* Direction *
Your task is to retype, word for word, the lines from the start of the data through the line holding "const FONT = 'DejaVu Sans';". Do not include the pictures.

_ _ _

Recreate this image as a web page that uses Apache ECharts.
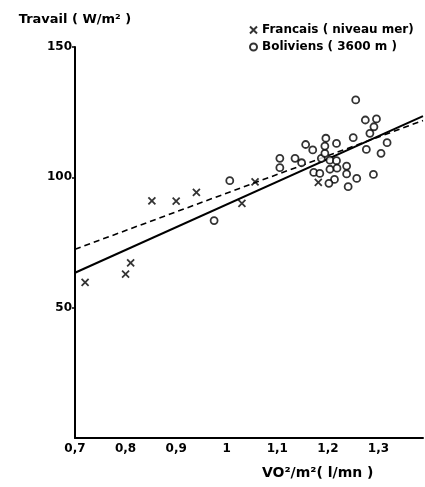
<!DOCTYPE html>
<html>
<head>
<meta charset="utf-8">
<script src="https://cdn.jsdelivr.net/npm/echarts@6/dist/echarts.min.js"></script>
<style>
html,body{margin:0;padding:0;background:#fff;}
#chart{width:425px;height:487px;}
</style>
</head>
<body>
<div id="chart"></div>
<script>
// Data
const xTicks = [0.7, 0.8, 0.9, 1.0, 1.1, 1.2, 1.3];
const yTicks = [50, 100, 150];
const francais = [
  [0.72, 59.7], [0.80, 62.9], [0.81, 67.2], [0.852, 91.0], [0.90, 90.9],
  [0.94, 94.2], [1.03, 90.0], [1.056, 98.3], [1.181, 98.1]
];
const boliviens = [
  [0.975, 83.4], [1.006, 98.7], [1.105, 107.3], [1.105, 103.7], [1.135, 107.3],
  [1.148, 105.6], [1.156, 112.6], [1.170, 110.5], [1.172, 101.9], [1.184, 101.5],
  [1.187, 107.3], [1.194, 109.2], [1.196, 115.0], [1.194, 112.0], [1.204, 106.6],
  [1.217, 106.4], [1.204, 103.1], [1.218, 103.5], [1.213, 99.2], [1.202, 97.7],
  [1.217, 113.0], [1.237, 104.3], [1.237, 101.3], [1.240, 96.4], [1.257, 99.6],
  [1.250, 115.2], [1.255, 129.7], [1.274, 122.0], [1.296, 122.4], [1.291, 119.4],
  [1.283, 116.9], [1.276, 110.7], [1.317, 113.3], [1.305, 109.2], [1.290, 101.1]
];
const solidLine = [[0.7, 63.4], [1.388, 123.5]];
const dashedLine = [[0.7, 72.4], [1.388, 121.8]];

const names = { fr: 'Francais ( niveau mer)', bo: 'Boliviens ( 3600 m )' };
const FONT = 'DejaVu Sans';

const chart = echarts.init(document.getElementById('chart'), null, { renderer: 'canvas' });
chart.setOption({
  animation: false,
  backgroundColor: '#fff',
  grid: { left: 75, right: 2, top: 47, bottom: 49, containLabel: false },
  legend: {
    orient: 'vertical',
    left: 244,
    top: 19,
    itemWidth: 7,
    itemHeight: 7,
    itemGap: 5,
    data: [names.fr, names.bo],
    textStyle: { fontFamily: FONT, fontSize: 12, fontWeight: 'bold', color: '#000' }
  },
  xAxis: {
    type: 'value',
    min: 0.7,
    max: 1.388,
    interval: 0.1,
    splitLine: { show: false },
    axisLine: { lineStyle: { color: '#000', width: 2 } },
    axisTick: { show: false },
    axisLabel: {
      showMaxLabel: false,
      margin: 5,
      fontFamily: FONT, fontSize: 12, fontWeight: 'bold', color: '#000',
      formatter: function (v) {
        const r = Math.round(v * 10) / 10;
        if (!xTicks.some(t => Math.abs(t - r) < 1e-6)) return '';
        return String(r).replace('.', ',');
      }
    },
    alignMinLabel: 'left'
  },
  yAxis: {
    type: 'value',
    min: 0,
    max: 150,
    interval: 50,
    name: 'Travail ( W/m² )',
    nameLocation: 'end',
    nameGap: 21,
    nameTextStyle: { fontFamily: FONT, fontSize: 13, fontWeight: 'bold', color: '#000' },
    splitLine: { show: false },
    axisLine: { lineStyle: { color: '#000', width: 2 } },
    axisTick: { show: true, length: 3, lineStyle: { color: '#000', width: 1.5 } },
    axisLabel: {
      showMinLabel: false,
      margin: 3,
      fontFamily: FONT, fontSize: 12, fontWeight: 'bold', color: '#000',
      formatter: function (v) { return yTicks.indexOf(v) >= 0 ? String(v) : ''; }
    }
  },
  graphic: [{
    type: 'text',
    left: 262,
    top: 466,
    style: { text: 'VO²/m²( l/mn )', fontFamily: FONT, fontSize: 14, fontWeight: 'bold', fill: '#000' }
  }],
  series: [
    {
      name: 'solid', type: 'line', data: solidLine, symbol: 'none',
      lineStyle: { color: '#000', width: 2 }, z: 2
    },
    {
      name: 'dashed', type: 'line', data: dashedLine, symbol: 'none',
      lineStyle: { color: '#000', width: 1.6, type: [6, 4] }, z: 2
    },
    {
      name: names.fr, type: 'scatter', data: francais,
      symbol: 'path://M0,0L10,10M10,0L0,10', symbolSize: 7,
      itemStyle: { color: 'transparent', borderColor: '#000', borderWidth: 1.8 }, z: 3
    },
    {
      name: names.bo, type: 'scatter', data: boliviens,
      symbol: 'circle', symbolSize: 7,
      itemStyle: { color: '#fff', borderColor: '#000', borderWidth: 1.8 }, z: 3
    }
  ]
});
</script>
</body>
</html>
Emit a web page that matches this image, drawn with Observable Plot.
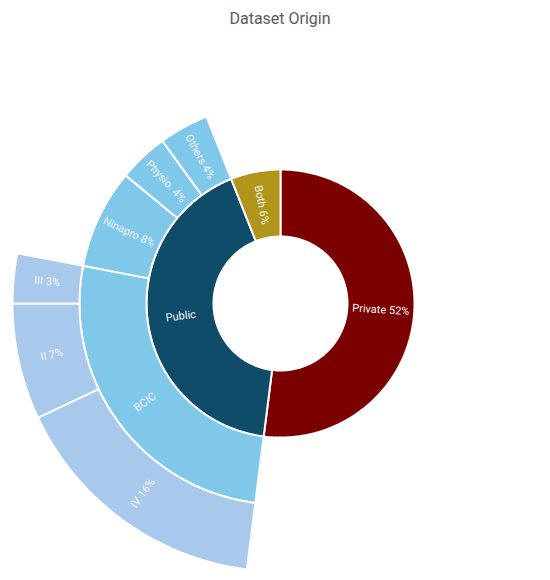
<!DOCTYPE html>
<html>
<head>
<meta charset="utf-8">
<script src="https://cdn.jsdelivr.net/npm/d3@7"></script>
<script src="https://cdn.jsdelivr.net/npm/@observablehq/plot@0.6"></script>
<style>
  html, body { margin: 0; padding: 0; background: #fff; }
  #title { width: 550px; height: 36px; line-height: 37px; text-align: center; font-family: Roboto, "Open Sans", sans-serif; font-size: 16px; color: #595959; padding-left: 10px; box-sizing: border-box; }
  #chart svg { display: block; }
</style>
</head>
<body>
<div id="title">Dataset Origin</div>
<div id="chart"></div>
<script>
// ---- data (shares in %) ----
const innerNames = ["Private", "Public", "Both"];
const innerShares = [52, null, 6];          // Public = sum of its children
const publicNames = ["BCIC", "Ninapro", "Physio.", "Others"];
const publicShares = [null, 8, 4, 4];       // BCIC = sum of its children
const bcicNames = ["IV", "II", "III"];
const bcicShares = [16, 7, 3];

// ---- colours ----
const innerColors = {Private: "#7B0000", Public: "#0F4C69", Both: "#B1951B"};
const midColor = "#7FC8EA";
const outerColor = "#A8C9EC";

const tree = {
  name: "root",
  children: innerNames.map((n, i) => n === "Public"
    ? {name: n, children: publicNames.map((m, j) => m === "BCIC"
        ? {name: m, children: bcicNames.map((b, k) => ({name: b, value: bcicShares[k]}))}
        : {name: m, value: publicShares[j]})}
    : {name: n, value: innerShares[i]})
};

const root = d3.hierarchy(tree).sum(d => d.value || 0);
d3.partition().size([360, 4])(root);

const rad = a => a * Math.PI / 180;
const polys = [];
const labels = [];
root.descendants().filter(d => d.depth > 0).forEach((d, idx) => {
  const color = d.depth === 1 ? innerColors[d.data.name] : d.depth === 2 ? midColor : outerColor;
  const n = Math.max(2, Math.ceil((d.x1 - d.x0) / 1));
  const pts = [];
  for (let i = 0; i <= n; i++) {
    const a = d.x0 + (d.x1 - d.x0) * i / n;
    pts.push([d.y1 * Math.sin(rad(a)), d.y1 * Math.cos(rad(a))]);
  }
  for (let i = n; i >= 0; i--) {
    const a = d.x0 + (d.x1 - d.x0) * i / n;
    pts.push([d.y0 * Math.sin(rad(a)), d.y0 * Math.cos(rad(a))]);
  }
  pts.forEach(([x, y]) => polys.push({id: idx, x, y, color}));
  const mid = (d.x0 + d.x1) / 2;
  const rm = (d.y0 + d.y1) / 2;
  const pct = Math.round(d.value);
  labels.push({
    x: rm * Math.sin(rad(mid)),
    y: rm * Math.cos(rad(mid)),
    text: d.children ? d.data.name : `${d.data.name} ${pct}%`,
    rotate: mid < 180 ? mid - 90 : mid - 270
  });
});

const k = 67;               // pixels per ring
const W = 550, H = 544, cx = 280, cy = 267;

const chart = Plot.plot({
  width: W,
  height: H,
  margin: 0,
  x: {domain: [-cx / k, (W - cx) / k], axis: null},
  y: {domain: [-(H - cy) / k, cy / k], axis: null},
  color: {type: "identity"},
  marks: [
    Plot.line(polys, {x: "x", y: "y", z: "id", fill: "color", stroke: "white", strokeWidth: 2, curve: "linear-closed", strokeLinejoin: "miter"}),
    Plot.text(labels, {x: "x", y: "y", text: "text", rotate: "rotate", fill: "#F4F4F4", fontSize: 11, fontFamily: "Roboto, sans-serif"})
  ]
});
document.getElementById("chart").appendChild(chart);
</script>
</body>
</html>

_ _ _

* Expected answer *
Recreate this image as a web page that uses Apache ECharts.
<!DOCTYPE html>
<html>
<head>
<meta charset="utf-8">
<script src="https://cdn.jsdelivr.net/npm/echarts@6/dist/echarts.min.js"></script>
<style>
html,body{margin:0;padding:0;background:#fff;}
#chart{width:425px;height:487px;}
</style>
</head>
<body>
<div id="chart"></div>
<script>
// Data
const xTicks = [0.7, 0.8, 0.9, 1.0, 1.1, 1.2, 1.3];
const yTicks = [50, 100, 150];
const francais = [
  [0.72, 59.7], [0.80, 62.9], [0.81, 67.2], [0.852, 91.0], [0.90, 90.9],
  [0.94, 94.2], [1.03, 90.0], [1.056, 98.3], [1.181, 98.1]
];
const boliviens = [
  [0.975, 83.4], [1.006, 98.7], [1.105, 107.3], [1.105, 103.7], [1.135, 107.3],
  [1.148, 105.6], [1.156, 112.6], [1.170, 110.5], [1.172, 101.9], [1.184, 101.5],
  [1.187, 107.3], [1.194, 109.2], [1.196, 115.0], [1.194, 112.0], [1.204, 106.6],
  [1.217, 106.4], [1.204, 103.1], [1.218, 103.5], [1.213, 99.2], [1.202, 97.7],
  [1.217, 113.0], [1.237, 104.3], [1.237, 101.3], [1.240, 96.4], [1.257, 99.6],
  [1.250, 115.2], [1.255, 129.7], [1.274, 122.0], [1.296, 122.4], [1.291, 119.4],
  [1.283, 116.9], [1.276, 110.7], [1.317, 113.3], [1.305, 109.2], [1.290, 101.1]
];
const solidLine = [[0.7, 63.4], [1.388, 123.5]];
const dashedLine = [[0.7, 72.4], [1.388, 121.8]];

const names = { fr: 'Francais ( niveau mer)', bo: 'Boliviens ( 3600 m )' };
const FONT = 'DejaVu Sans';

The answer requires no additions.